The Sketchbooks of Peter Koval: Another Peek

Photographer Peter Koval has been busy: Since last month’s peek at his Tribeca sketches, he has made seven more. You can see more of his work—including sketches of other neighborhoods—at Click to see them larger. His comments are in italics.

UPDATE: Peter says you can buy prints of his sketches here.

Canal Street in NYC. I hate Canal Street. For some reason it’s a tourist destination—but to me it’s a pit of desperation, curbside scam artists, bad food, over crowded sidewalks, despair, sweaty people, and heavy traffic. I walked across this street millions of times when I lived in Tribeca, going into SoHo for coffee. I thought it would be a great idea to document it, though I found nothing pretty about it, and I think that’s reflected in this sketch. It’s dark, dirty, the colors are muddy, and the people are a blur. It was challenging sketching on this very busy street corner, getting bumped and stared at, so I quickly sketched the structure then filled the rest in with my impression of it, which was chaotic.

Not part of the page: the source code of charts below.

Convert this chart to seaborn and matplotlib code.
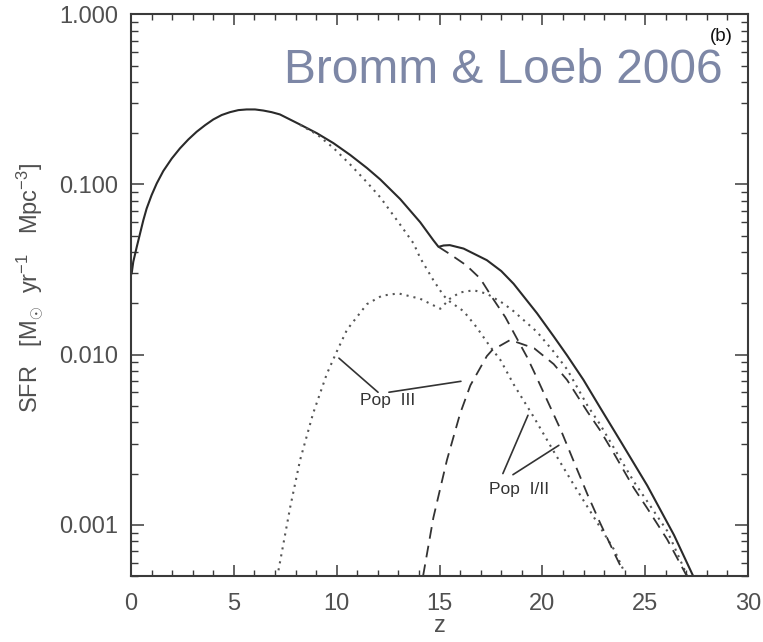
import numpy as np
import pandas as pd
import matplotlib
matplotlib.use("Agg")
import matplotlib.pyplot as plt
from matplotlib.ticker import LogLocator, FixedLocator, MultipleLocator, FuncFormatter, NullFormatter
import seaborn as sns

# Comoving star formation rate density vs redshift
z_total = [0.03, 0.11, 0.28, 0.44, 0.60, 0.76, 1.0, 1.25, 1.57, 1.98, 2.38, 2.79, 3.19, 3.6,
           4.0, 4.41, 4.81, 5.22, 5.62, 6.03, 6.43, 6.84, 7.24, 8.22, 9.04, 9.84, 10.66,
           11.47, 12.12, 13.09, 14.06, 14.7, 14.95, 15.2, 15.5, 16.17, 17.3, 18.0, 18.6,
           19.74, 20.55, 21.2, 22.0, 22.8, 23.8, 25.1, 26.4, 27.4]
sfr_total = [0.0299, 0.0351, 0.0430, 0.0515, 0.0617, 0.0722, 0.0865, 0.1014, 0.120, 0.142,
             0.163, 0.184, 0.204, 0.223, 0.241, 0.256, 0.266, 0.2735, 0.276, 0.276, 0.272,
             0.266, 0.258, 0.225, 0.200, 0.175, 0.149, 0.125, 0.107, 0.082, 0.060, 0.047,
             0.043, 0.0438, 0.044, 0.042, 0.0359, 0.031, 0.0261, 0.0175, 0.0128, 0.0099,
             0.0071, 0.0049, 0.0031, 0.00170, 0.00087, 0.00048]

# Case 1 (dotted): Pop I/II and Pop III
z_pop12_dot = [8.22, 9.04, 9.84, 10.66, 11.47, 12.12, 13.09, 13.74, 14.06, 14.7, 15.2, 15.5,
               16.17, 16.8, 17.47, 17.96, 18.6, 19.58, 20.55, 21.5, 22.5, 23.5, 23.95]
sfr_pop12_dot = [0.224, 0.197, 0.164, 0.131, 0.103, 0.084, 0.058, 0.045, 0.037, 0.0274, 0.0222,
                 0.0205, 0.0180, 0.0145, 0.0111, 0.0093, 0.0067, 0.0043, 0.0027, 0.00174,
                 0.00111, 0.00071, 0.00054]

z_pop3_dot = [7.17, 7.74, 8.22, 8.85, 9.52, 10.0, 10.5, 11.47, 12.2, 13.0, 14.06, 15.04, 15.5,
              16.0, 16.66, 17.3, 18.1, 18.6, 19.74, 20.55, 21.2, 22.2, 22.8, 23.5, 24.44,
              26.07, 27.05]
sfr_pop3_dot = [0.00054, 0.00127, 0.0024, 0.0045, 0.0077, 0.0104, 0.0140, 0.0198, 0.0222,
                0.0229, 0.0213, 0.0186, 0.0213, 0.0232, 0.0239, 0.0228, 0.0200, 0.0180,
                0.0136, 0.0104, 0.0082, 0.0050, 0.0039, 0.0028, 0.0018, 0.00092, 0.00050]

# Case 2 (dashed): Pop I/II and Pop III
z_pop12_dash = [14.95, 15.5, 16.3, 16.98, 17.6, 18.2, 18.8, 19.25, 19.58, 20.2, 20.9, 21.5,
                22.2, 22.8, 23.5, 23.9]
sfr_pop12_dash = [0.043, 0.039, 0.0335, 0.028, 0.0213, 0.0166, 0.0122, 0.0097, 0.0080,
                  0.0055, 0.0036, 0.0024, 0.0015, 0.00103, 0.00068, 0.00054]

z_pop3_dash = [14.2, 14.7, 15.36, 16.0, 16.5, 17.3, 17.55, 18.44, 19.6, 20.55, 21.2, 22.2,
               22.8, 23.5, 24.44, 25.1, 26.07, 27.1]
sfr_pop3_dash = [0.0005, 0.0011, 0.0024, 0.0045, 0.0066, 0.0098, 0.0106, 0.0122, 0.0109,
                 0.0088, 0.0071, 0.0046, 0.0036, 0.0026, 0.00165, 0.00125, 0.00082, 0.00048]

y_ticks = [0.001, 0.01, 0.1, 1.0]
x_ticks = [0, 5, 10, 15, 20, 25, 30]

sns.set_theme(style="ticks")
plt.rcParams["font.family"] = ["Liberation Sans", "DejaVu Sans"]
plt.rcParams["mathtext.fontset"] = "custom"
plt.rcParams["mathtext.rm"] = "Liberation Sans"
plt.rcParams["mathtext.it"] = "Liberation Sans:italic"

fig = plt.figure(figsize=(7.63, 6.42), dpi=100)
ax = fig.add_axes([0.1717, 0.1028, 0.8087, 0.8749])

ink = "#2a2a2a"
dot_style = (0, (1, 2.4))
dash_style = (0, (6.5, 4))

series = [
    (z_total, sfr_total, "-", 1.5, ink),
    (z_pop12_dot, sfr_pop12_dot, dot_style, 1.5, "#555555"),
    (z_pop3_dot, sfr_pop3_dot, dot_style, 1.5, "#555555"),
    (z_pop12_dash, sfr_pop12_dash, dash_style, 1.3, "#333333"),
    (z_pop3_dash, sfr_pop3_dash, dash_style, 1.3, "#333333"),
]
for zz, ss, ls, lw, col in series:
    df = pd.DataFrame({"z": zz, "sfr": ss})
    sns.lineplot(data=df, x="z", y="sfr", ax=ax, color=col, linestyle=ls,
                 linewidth=lw, sort=False, estimator=None)

ax.set_yscale("log")
ax.set_xlim(0, 30)
ax.set_ylim(5e-4, 1.0)

ax.yaxis.set_major_locator(FixedLocator(y_ticks))
ax.yaxis.set_minor_locator(LogLocator(base=10, subs=np.arange(2, 10)))
ax.yaxis.set_major_formatter(FuncFormatter(lambda v, p: f"{v:.3f}"))
ax.yaxis.set_minor_formatter(NullFormatter())
ax.xaxis.set_major_locator(FixedLocator(x_ticks))
ax.xaxis.set_minor_locator(MultipleLocator(1))

axis_col = "#3a3a3a"
for sp in ax.spines.values():
    sp.set_visible(True)
    sp.set_color(axis_col)
    sp.set_linewidth(1.5)

ax.tick_params(which="both", direction="in", top=True, right=True, color=axis_col,
               labelcolor="#505050", labelsize=17)
ax.tick_params(axis="y", which="major", length=9.5, width=1.1, pad=9.5)
ax.tick_params(axis="y", which="minor", length=5, width=1.0)
ax.tick_params(axis="x", which="major", length=8, width=1.1, pad=12)
ax.tick_params(axis="x", which="minor", length=4.5, width=1.0)

ax.set_xlabel("z", fontsize=17, color="#505050")
ax.xaxis.set_label_coords(0.5, -0.0694)
ax.set_ylabel(r"SFR   [M$_{\odot}$  yr$^{-1}$   Mpc$^{-3}$]", fontsize=17, color="#505050")
ax.yaxis.set_label_coords(-0.137, 0.513)

# Population labels with leader lines
ax.text(12.49, 0.0054, "Pop  III", ha="center", va="center", fontsize=12.5, color="#333333")
ax.plot([10.11, 12.01], [0.00953, 0.00601], color="#333333", lw=1.2)
ax.plot([12.54, 16.04], [0.00601, 0.00697], color="#333333", lw=1.2)

ax.text(18.86, 0.00161, "Pop  I/II", ha="center", va="center", fontsize=12.5, color="#333333")
ax.plot([18.08, 19.3], [0.0020, 0.0044], color="#333333", lw=1.2)
ax.plot([18.57, 20.8], [0.00197, 0.00293], color="#333333", lw=1.2)

ax.text(0.956, 0.961, "(b)", transform=ax.transAxes, ha="center", va="center",
        fontsize=13.5, color="#111111")
ax.text(0.958, 0.878, "Bromm & Loeb 2006", transform=ax.transAxes, ha="right",
        va="baseline", fontsize=34.5, color="#7d87a6")

ax.set_facecolor("white")
fig.patch.set_facecolor("white")
fig.savefig("out.png", dpi=100)
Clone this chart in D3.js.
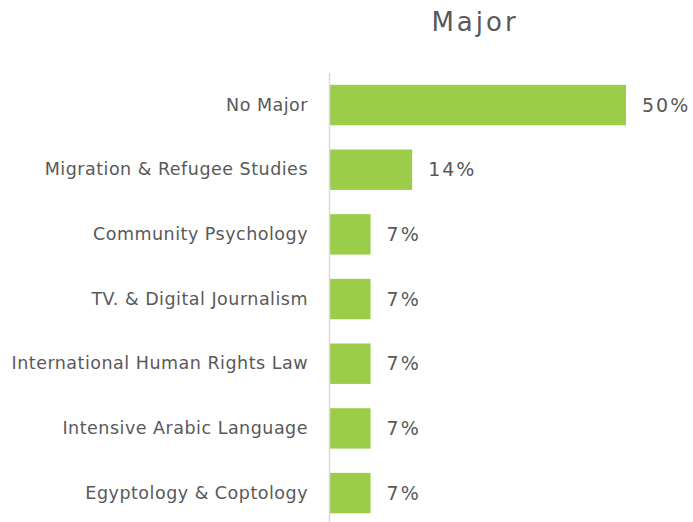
<!DOCTYPE html>
<html>
<head>
<meta charset="utf-8">
<script src="https://cdn.jsdelivr.net/npm/d3@7"></script>
<style>
  html, body { margin: 0; padding: 0; background: #fff; }
  svg { display: block; }
</style>
</head>
<body>
<svg id="chart" width="693" height="522"></svg>
<script>
const categories = [
  "No Major",
  "Migration & Refugee Studies",
  "Community Psychology",
  "TV. & Digital Journalism",
  "International Human Rights Law",
  "Intensive Arabic Language",
  "Egyptology & Coptology"
];
const values = [50, 14, 7, 7, 7, 7, 7];
const valueLabels = ["50%", "14%", "7%", "7%", "7%", "7%", "7%"];
const title = "Major";

const data = categories.map((c, i) => ({ cat: c, val: values[i], lbl: valueLabels[i] }));

const svg = d3.select("#chart");
const font = "'DejaVu Sans', sans-serif";
const textColor = "#595959";

const x = d3.scaleLinear().domain([0, 50]).range([329, 626]);
const y = d3.scaleBand().domain(categories).range([72.7, 525.4])
  .paddingInner(0.375).paddingOuter(0.1875);

svg.append("text")
  .attr("x", 475).attr("y", 31)
  .attr("text-anchor", "middle")
  .attr("font-family", font)
  .attr("font-size", 26)
  .attr("letter-spacing", 3)
  .attr("fill", textColor)
  .text(title);

svg.append("g").selectAll("rect").data(data).join("rect")
  .attr("x", x(0))
  .attr("y", d => y(d.cat))
  .attr("width", d => x(d.val) - x(0))
  .attr("height", y.bandwidth())
  .attr("fill", "#9BCD4B");

// category axis
const axis = d3.axisLeft(y).tickSize(0).tickPadding(21);
const gAxis = svg.append("g").attr("transform", `translate(${x(0)},0)`).call(axis);
gAxis.select(".domain").attr("stroke", "#d9d9d9").attr("stroke-width", 1.5);
gAxis.selectAll("text")
  .attr("font-family", font)
  .attr("font-size", 17.5)
  .attr("letter-spacing", 0.5)
  .attr("fill", textColor);
gAxis.attr("font-family", null).attr("font-size", null);

svg.append("g").selectAll("text").data(data).join("text")
  .attr("x", d => x(d.val) + 16)
  .attr("y", d => y(d.cat) + y.bandwidth() / 2)
  .attr("dy", "0.35em")
  .attr("font-family", font)
  .attr("font-size", 19)
  .attr("letter-spacing", 2)
  .attr("fill", textColor)
  .text(d => d.lbl);
</script>
</body>
</html>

42 Lispenard, just south of Canal Street is a great red building on a grimy street. It used to be the home of the Pearl Paint annex, but since the recession (depression) has since closed all their annex shops but still maintain their main store on Canal St. I used to go here often since I was only a few blocks away. Now I get most of my art supplies from Blick, out of convenience and availability.

Moved to this location in 1904, and made famous by being the headquarters in Ghostbusters, this Firehouse in Tribeca was also one of the first responders to the World Trade Center on 9/11.

Next to Hook & Ladder 8 in Tribeca, if you look up, you’ll catch an array of buildings leading up to a water tank. As early as the 1800’s all buildings taller than six stories needed water tanks to keep water pressure up in higher floors. It’s become an aesthetic staple in the NYC landscape. In 2006 Tribeca required all new buildings to have water tanks atop them even if they weren’t being used.

This door actually is in an alley between Walker Street and Canal Street called Cortlandt Alley. The alleys around Tribeca and Chinatown are very Blade Runner, especially if there is a haze in the air and the sun is reflecting off the fire escapes. I liked that the address was 72 and it was 72 degrees out.

This is basically across the street from the Liquor Store Bar. I always found the old wooden doors, and iron window theft protector, incongruous to the concept of the post-industrial vision of downtown. I feel the same way about carriage houses in Brooklyn Heights.